Kafka_66, you are very right, it is all about what I put into my culinary school experience. IF I put 110% into my culinary education I'll get it right back 10 fold. From all the posts and from what I have heard elsewhere, the Cordon Bleu has an awesome program with a solid foundation in classical techniques. Finding a school with such a foundation is very important to me and I will put in that 110%, once I am in a program, and soak in the experience by doing as much as I can. I do not speak a foreign language and I do see this as a barrier to getting the full European culinary school experience. By learning in Europe I'll have to, by default, learn about a new culture which will take some time to get used to. This time could be used to learn more about cooking and less about getting comfortable in Europe if I stay State side. And as you said, "One thing for sure is that I did not have an easy time, nor was I accepted in the beginning..." I am weary of this break-in period and it wont help that I don't speak a lick of French. I am going to apply to the French Culinary Institute in NYC and dive into the NYC scene. I can always after working in the biz for a number of years go abroad. I see no need to rush into things.....

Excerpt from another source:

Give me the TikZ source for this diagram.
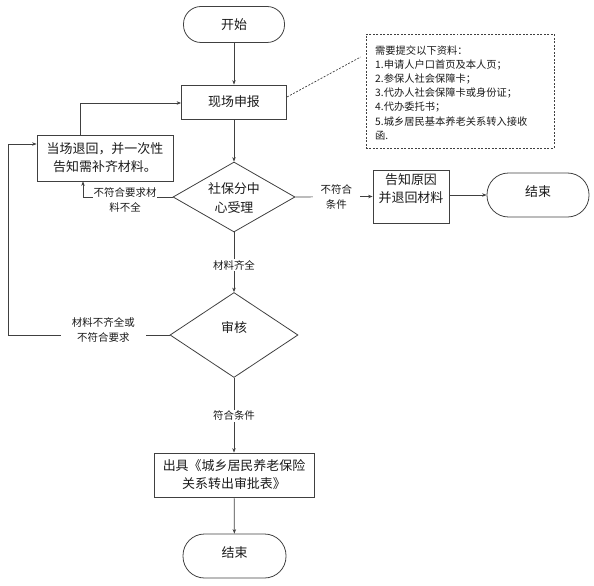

Has anyone out there had good experiences (or bad ones) with the French Culinary Institute? How intensive is the program and do you feel that it prepared you well for entering the "real world" of professional restaurants? What about its on-site restaurant, L'Ecole? Is the L'Ecole experience equal to other schools externship programs? I have heard that the French Culinary Institute has a solid foundation in classical French techniques and produces competent future chefs but I would love to hear it from the horses mouth so to speak. What can you graduates (of the institute) and chefs who have come in contact with these graduates tell me specifically about the FCI? Can anyone give me any feedback in the same respect with Peter Kump's?

Thanks again for all the awesome replies made (and ones to come)!